→ **Brief**
Start with the line that contains "Recreate this image" and end with the line that contains "ax.hlines(ref, i - 0.45, i"; retype those lines and the ones between them exactly, without any pictures.

■ ■ ■

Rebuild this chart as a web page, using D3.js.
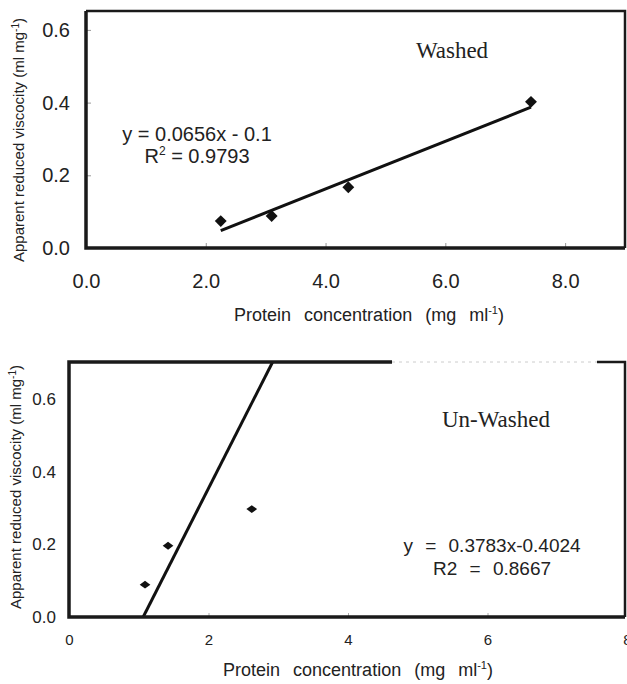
<!DOCTYPE html>
<html>
<head>
<meta charset="utf-8">
<script src="https://cdn.jsdelivr.net/npm/d3@7"></script>
<style>
  body { margin: 0; background: #fff; }
  text { font-family: "Liberation Sans", Arial, sans-serif; fill: #222; }
</style>
</head>
<body>
<div id="canvas"></div>
<script>
// washed sample
const washedX = [2.25, 3.1, 4.38, 7.43];
const washedY = [0.074, 0.088, 0.167, 0.402];
const washedFit = [0.0656, -0.1];
const washedXTicks = [0, 2, 4, 6, 8];
const washedYTicks = [0, 0.2, 0.4, 0.6];

// un-washed sample
const unwashedX = [1.09, 1.42, 2.62];
const unwashedY = [0.089, 0.196, 0.297];
const unwashedFit = [0.3783, -0.4024];
const unwashedXTicks = [0, 2, 4, 6, 8];
const unwashedYTicks = [0, 0.2, 0.4, 0.6];

const width = 627;
const height = 684;

const svg = d3.select("#canvas").append("svg")
    .attr("width", width)
    .attr("height", height);

function yTitle(g, x, y, size) {
    const t = g.append("text")
        .attr("transform", `translate(${x},${y}) rotate(-90)`)
        .attr("text-anchor", "middle")
        .style("font-size", size + "px");
    t.append("tspan").text("Apparent reduced viscocity (ml mg");
    t.append("tspan").attr("dy", -5).style("font-size", (size - 5) + "px").text("-1");
    t.append("tspan").attr("dy", 5).text(")");
}

function xTitle(g, x, y) {
    const t = g.append("text")
        .attr("x", x).attr("y", y)
        .attr("text-anchor", "middle")
        .style("font-size", "18px")
        .style("word-spacing", "8px");
    t.append("tspan").text("Protein concentration (mg ml");
    t.append("tspan").attr("dy", -7).style("font-size", "11px").text("-1");
    t.append("tspan").attr("dy", 7).text(")");
}

// ---------- top chart ----------
{
    const left = 86, top = 11, right = 625, bottom = 248;
    const x = d3.scaleLinear().domain([0, 9]).range([left, right]);
    const y = d3.scaleLinear().domain([0, 0.652]).range([bottom, top]);
    const g = svg.append("g");

    g.append("g")
        .attr("transform", `translate(0,${bottom})`)
        .call(d3.axisBottom(x).tickValues(washedXTicks).tickSize(-5).tickPadding(26).tickFormat(d3.format(".1f")))
        .call(a => a.select(".domain").remove())
        .call(a => a.selectAll("line").attr("stroke", "#999"))
        .call(a => a.selectAll("text").style("font-size", "20px").attr("fill", "#222"));

    g.append("g")
        .attr("transform", `translate(${left},0)`)
        .call(d3.axisLeft(y).tickValues(washedYTicks).tickSize(-5).tickPadding(16).tickFormat(d3.format(".1f")))
        .call(a => a.select(".domain").remove())
        .call(a => a.selectAll("line").attr("stroke", "#999"))
        .call(a => a.selectAll("text").style("font-size", "20px").attr("fill", "#222"));

    const frame = g.append("g").attr("stroke", "#1a1a1a").attr("fill", "none");
    frame.append("path").attr("d", `M${right},${bottom}H${left}V${top}`).attr("stroke-width", 3.5);
    frame.append("path").attr("d", `M${left},${top}H${right}V${bottom}`).attr("stroke-width", 2.5);

    const x0 = d3.min(washedX), x1 = d3.max(washedX);
    g.append("line")
        .attr("x1", x(x0)).attr("y1", y(washedFit[0] * x0 + washedFit[1]))
        .attr("x2", x(x1)).attr("y2", y(washedFit[0] * x1 + washedFit[1]))
        .attr("stroke", "#111").attr("stroke-width", 3);

    g.selectAll(".pt").data(washedX).enter().append("path")
        .attr("class", "pt")
        .attr("d", d3.symbol(d3.symbolDiamond2, 90))
        .attr("transform", (d, i) => `translate(${x(d)},${y(washedY[i])})`)
        .attr("fill", "#111");

    g.append("text").attr("x", 197).attr("y", 141).attr("text-anchor", "middle")
        .style("font-size", "20px").text("y = 0.0656x - 0.1");
    const r = g.append("text").attr("x", 197).attr("y", 163).attr("text-anchor", "middle")
        .style("font-size", "20px");
    r.append("tspan").text("R");
    r.append("tspan").attr("dy", -8).style("font-size", "12px").text("2");
    r.append("tspan").attr("dy", 8).text(" = 0.9793");

    g.append("text").attr("x", 452).attr("y", 58).attr("text-anchor", "middle")
        .style("font-family", "'Liberation Serif', 'Times New Roman', serif")
        .style("font-size", "23px").text("Washed");

    yTitle(g, 24, 140, 15);
    xTitle(g, 369, 321);
}

// ---------- bottom chart ----------
{
    const left = 69, top = 362, right = 625, bottom = 617;
    const x = d3.scaleLinear().domain([0, 8]).range([left, left + 558]);
    const y = d3.scaleLinear().domain([0, 0.702]).range([bottom, top]);
    const g = svg.append("g");

    g.append("g")
        .attr("transform", `translate(0,${bottom})`)
        .call(d3.axisBottom(x).tickValues(unwashedXTicks).tickSize(-4).tickPadding(17).tickFormat(d3.format("d")))
        .call(a => a.select(".domain").remove())
        .call(a => a.selectAll("line").attr("stroke", "#aaa"))
        .call(a => a.selectAll("text").style("font-size", "15px").attr("fill", "#333"));

    g.append("g")
        .attr("transform", `translate(${left},0)`)
        .call(d3.axisLeft(y).tickValues(unwashedYTicks).tickSize(0).tickPadding(13).tickFormat(d3.format(".1f")))
        .call(a => a.select(".domain").remove())
        .call(a => a.selectAll("text").style("font-size", "17px").attr("fill", "#333"));

    svg.append("clipPath").attr("id", "clipB")
        .append("rect").attr("x", left).attr("y", top).attr("width", right - left).attr("height", bottom - top);

    const xs = -unwashedFit[1] / unwashedFit[0];
    const xe = (y.domain()[1] - unwashedFit[1]) / unwashedFit[0];
    g.append("line")
        .attr("clip-path", "url(#clipB)")
        .attr("x1", x(xs)).attr("y1", y(0))
        .attr("x2", x(xe)).attr("y2", y(y.domain()[1]))
        .attr("stroke", "#111").attr("stroke-width", 3);

    // frame, top edge broken where it was overprinted
    const frame = g.append("g").attr("stroke", "#1a1a1a").attr("stroke-width", 3.5).attr("fill", "none");
    frame.append("path").attr("d", `M${right},${bottom}H${left}V${top}H392`);
    frame.append("path").attr("d", `M597,${top}H${right}V${bottom}`).attr("stroke-width", 2.5);
    frame.append("path").attr("d", `M392,${top}H597`).attr("stroke", "#ccc").attr("stroke-width", 1)
        .attr("stroke-dasharray", "3,4");

    g.selectAll(".pt").data(unwashedX).enter().append("path")
        .attr("class", "pt")
        .attr("d", d3.symbol(d3.symbolDiamond2, 55))
        .attr("transform", (d, i) => `translate(${x(d)},${y(unwashedY[i])}) scale(1.15,0.85)`)
        .attr("fill", "#111");

    g.append("text").attr("x", 496).attr("y", 427).attr("text-anchor", "middle")
        .style("font-family", "'Liberation Serif', 'Times New Roman', serif")
        .style("font-size", "23px").text("Un-Washed");

    g.append("text").attr("x", 492).attr("y", 552).attr("text-anchor", "middle")
        .style("font-size", "19px").style("word-spacing", "7px").text("y = 0.3783x-0.4024");
    g.append("text").attr("x", 492).attr("y", 575).attr("text-anchor", "middle")
        .style("font-size", "19px").style("word-spacing", "7px").text("R2 = 0.8667");

    yTitle(g, 21, 487, 15);
    xTitle(g, 358, 676);
}
</script>
</body>
</html>
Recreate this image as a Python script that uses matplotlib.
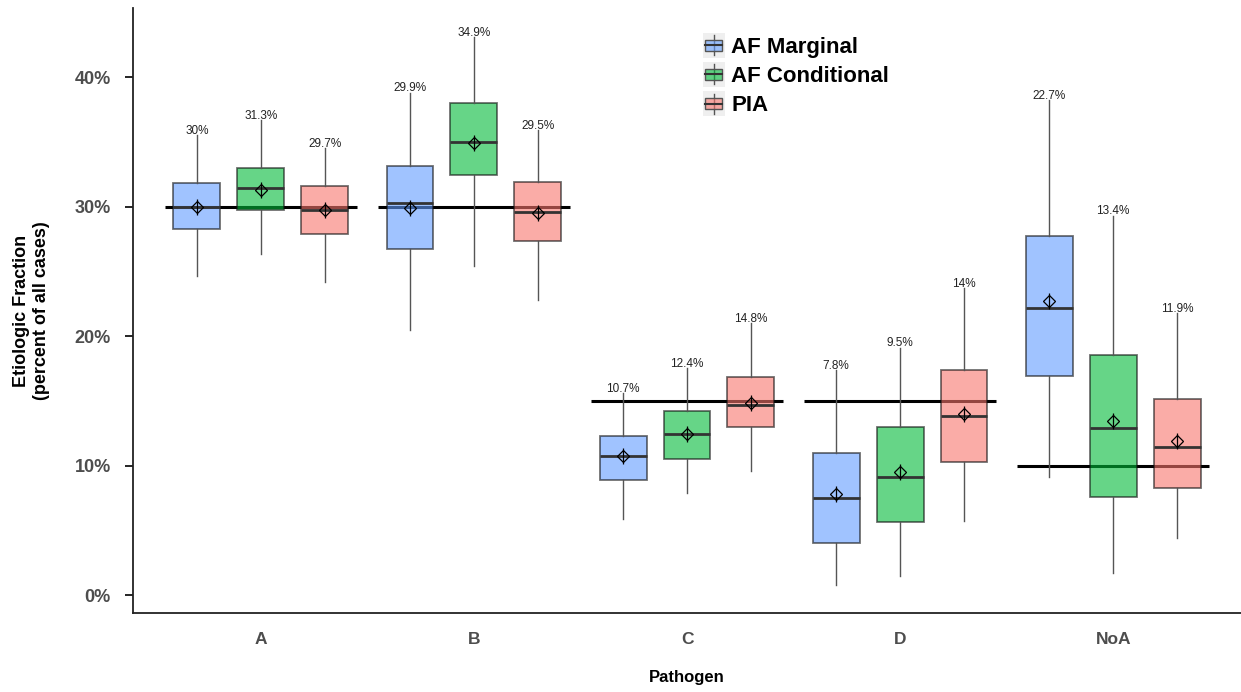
import matplotlib
matplotlib.use("Agg")
import matplotlib.pyplot as plt
from matplotlib.patches import Patch, Rectangle
from matplotlib.lines import Line2D
from matplotlib.legend_handler import HandlerBase
from matplotlib.ticker import FuncFormatter

plt.rcParams["font.family"] = ["Liberation Sans", "DejaVu Sans"]

# pathogens on the x axis
pathogens = ["A", "B", "C", "D", "NoA"]
series = ["AF Marginal", "AF Conditional", "PIA"]
colors = ["#619CFF", "#00BA38", "#F8766D"]

# reference (true) etiologic fraction per pathogen
reference = [0.30, 0.30, 0.15, 0.15, 0.10]

# box statistics (fractions)
marg_lo = [0.246, 0.205, 0.059, 0.008, 0.091]
marg_q1 = [0.283, 0.267, 0.089, 0.040, 0.169]
marg_med = [0.300, 0.303, 0.107, 0.075, 0.222]
marg_q3 = [0.318, 0.331, 0.123, 0.110, 0.277]
marg_hi = [0.355, 0.388, 0.156, 0.174, 0.382]
marg_mean = [0.300, 0.299, 0.107, 0.078, 0.227]

cond_lo = [0.263, 0.254, 0.079, 0.015, 0.017]
cond_q1 = [0.297, 0.324, 0.105, 0.056, 0.076]
cond_med = [0.314, 0.350, 0.124, 0.091, 0.129]
cond_q3 = [0.330, 0.380, 0.142, 0.130, 0.185]
cond_hi = [0.367, 0.431, 0.175, 0.191, 0.293]
cond_mean = [0.313, 0.349, 0.124, 0.095, 0.134]

pia_lo = [0.242, 0.228, 0.096, 0.057, 0.044]
pia_q1 = [0.279, 0.273, 0.130, 0.103, 0.083]
pia_med = [0.297, 0.296, 0.147, 0.138, 0.114]
pia_q3 = [0.316, 0.319, 0.168, 0.174, 0.151]
pia_hi = [0.345, 0.359, 0.210, 0.237, 0.218]
pia_mean = [0.297, 0.295, 0.148, 0.140, 0.119]

stats_by_series = [
    (marg_lo, marg_q1, marg_med, marg_q3, marg_hi, marg_mean),
    (cond_lo, cond_q1, cond_med, cond_q3, cond_hi, cond_mean),
    (pia_lo, pia_q1, pia_med, pia_q3, pia_hi, pia_mean),
]

W, H = 1241, 692
fig = plt.figure(figsize=(W / 100, H / 100), dpi=100)
ax = fig.add_axes([133 / W, 1 - 613 / H, 1 - 133 / W, (613 - 8) / H])

offset = 0.30
box_w = 0.22
edge = "#555555"

# reference lines sit underneath the boxes
for i, ref in enumerate(reference):
    ax.hlines(ref, i - 0.45, i + 0.45, color="black", lw=2.2, zorder=1)

for s, (lo, q1, med, q3, hi, mean) in enumerate(stats_by_series):
    pos = [i + (s - 1) * offset for i in range(len(pathogens))]
    bstats = [
        {"whislo": lo[i], "q1": q1[i], "med": med[i], "q3": q3[i],
         "whishi": hi[i], "mean": mean[i], "fliers": []}
        for i in range(len(pathogens))
    ]
    art = ax.bxp(bstats, positions=pos, widths=box_w, patch_artist=True,
                 showcaps=False, showfliers=False, showmeans=False,
                 boxprops=dict(facecolor=colors[s], alpha=0.6, edgecolor="#111111", lw=1.3),
                 whiskerprops=dict(color=edge, lw=1.0),
                 medianprops=dict(color="#333333", lw=2.0),
                 manage_ticks=False, zorder=2)
    for b in art["boxes"]:
        b.set_zorder(2)
    ax.plot(pos, mean, ls="none", marker="D", ms=6, mfc="none", mec="black", mew=0.9, zorder=4)
    ax.plot(pos, mean, ls="none", marker="|", ms=11, mec="black", mew=0.9, zorder=4)
    for x, y, m in zip(pos, hi, mean):
        ax.annotate(f"{round(m * 100, 1):g}%", (x, y), xytext=(0, 3), textcoords="offset points",
                    ha="center", va="center", fontsize=8.5, color="#222222", zorder=5)

ax.set_xlim(-0.6, 4.6)
ax.set_ylim(-0.0139, 0.4533)
ax.set_xticks(range(len(pathogens)))
ax.set_xticklabels(pathogens)
ax.set_yticks([0, 0.1, 0.2, 0.3, 0.4])
ax.yaxis.set_major_formatter(FuncFormatter(lambda v, _: f"{v * 100:.0f}%"))

ax.tick_params(axis="x", length=0, pad=14, labelsize=12.5, labelcolor="#4d4d4d")
ax.tick_params(axis="y", length=6, width=1.2, pad=10, labelsize=13, labelcolor="#4d4d4d")
for lab in ax.get_xticklabels() + ax.get_yticklabels():
    lab.set_fontweight("bold")

for side in ("top", "right"):
    ax.spines[side].set_visible(False)
for side in ("left", "bottom"):
    ax.spines[side].set_linewidth(1.3)
    ax.spines[side].set_color("#222222")

ax.set_xlabel("Pathogen", fontsize=12, fontweight="bold", labelpad=16)
ax.set_ylabel("Etiologic Fraction\n(percent of all cases)", fontsize=13, fontweight="bold", labelpad=18)


class BoxKeyHandler(HandlerBase):
    def create_artists(self, legend, orig_handle, xdescent, ydescent, width, height, fontsize, trans):
        x0, y0 = -xdescent, -ydescent
        cx = x0 + width / 2
        bg = Rectangle((x0, y0 - height * 0.12), width, height * 1.24, facecolor="#efefef",
                       edgecolor="none", transform=trans)
        whisk = Line2D([cx, cx], [y0 + height * 0.0, y0 + height * 1.0], color=edge, lw=1, transform=trans)
        box = Rectangle((x0 + width * 0.12, y0 + height * 0.22), width * 0.76, height * 0.56,
                        facecolor=orig_handle.get_facecolor(), edgecolor=edge, lw=1, transform=trans)
        med = Line2D([x0 + width * 0.12, x0 + width * 0.88], [y0 + height / 2] * 2, color="#333333",
                     lw=1.5, transform=trans)
        return [bg, whisk, box, med]


handles = [Patch(facecolor=c, alpha=0.6) for c in colors]
ax.legend(handles, series, handler_map={Patch: BoxKeyHandler()}, loc="upper left",
          bbox_to_anchor=(0.514, 0.955), frameon=False, prop=dict(size=16, weight="bold"),
          handlelength=1.0, handleheight=1.0, labelspacing=0.3, handletextpad=0.3,
          borderpad=0, borderaxespad=0)

fig.savefig("out.png", dpi=100)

■ ■ ■

→ **Output for this task**
Recreate this image as a Python script that uses matplotlib.
import matplotlib
matplotlib.use("Agg")
import matplotlib.pyplot as plt
from matplotlib.patches import Patch, Rectangle
from matplotlib.lines import Line2D
from matplotlib.legend_handler import HandlerBase
from matplotlib.ticker import FuncFormatter

plt.rcParams["font.family"] = ["Liberation Sans", "DejaVu Sans"]

# pathogens on the x axis
pathogens = ["A", "B", "C", "D", "NoA"]
series = ["AF Marginal", "AF Conditional", "PIA"]
colors = ["#619CFF", "#00BA38", "#F8766D"]

# reference (true) etiologic fraction per pathogen
reference = [0.30, 0.30, 0.15, 0.15, 0.10]

# box statistics (fractions)
marg_lo = [0.246, 0.205, 0.059, 0.008, 0.091]
marg_q1 = [0.283, 0.267, 0.089, 0.040, 0.169]
marg_med = [0.300, 0.303, 0.107, 0.075, 0.222]
marg_q3 = [0.318, 0.331, 0.123, 0.110, 0.277]
marg_hi = [0.355, 0.388, 0.156, 0.174, 0.382]
marg_mean = [0.300, 0.299, 0.107, 0.078, 0.227]

cond_lo = [0.263, 0.254, 0.079, 0.015, 0.017]
cond_q1 = [0.297, 0.324, 0.105, 0.056, 0.076]
cond_med = [0.314, 0.350, 0.124, 0.091, 0.129]
cond_q3 = [0.330, 0.380, 0.142, 0.130, 0.185]
cond_hi = [0.367, 0.431, 0.175, 0.191, 0.293]
cond_mean = [0.313, 0.349, 0.124, 0.095, 0.134]

pia_lo = [0.242, 0.228, 0.096, 0.057, 0.044]
pia_q1 = [0.279, 0.273, 0.130, 0.103, 0.083]
pia_med = [0.297, 0.296, 0.147, 0.138, 0.114]
pia_q3 = [0.316, 0.319, 0.168, 0.174, 0.151]
pia_hi = [0.345, 0.359, 0.210, 0.237, 0.218]
pia_mean = [0.297, 0.295, 0.148, 0.140, 0.119]

stats_by_series = [
    (marg_lo, marg_q1, marg_med, marg_q3, marg_hi, marg_mean),
    (cond_lo, cond_q1, cond_med, cond_q3, cond_hi, cond_mean),
    (pia_lo, pia_q1, pia_med, pia_q3, pia_hi, pia_mean),
]

W, H = 1241, 692
fig = plt.figure(figsize=(W / 100, H / 100), dpi=100)
ax = fig.add_axes([133 / W, 1 - 613 / H, 1 - 133 / W, (613 - 8) / H])

offset = 0.30
box_w = 0.22
edge = "#555555"

# reference lines sit underneath the boxes
for i, ref in enumerate(reference):
    ax.hlines(ref, i - 0.45, i + 0.45, color="black", lw=2.2, zorder=1)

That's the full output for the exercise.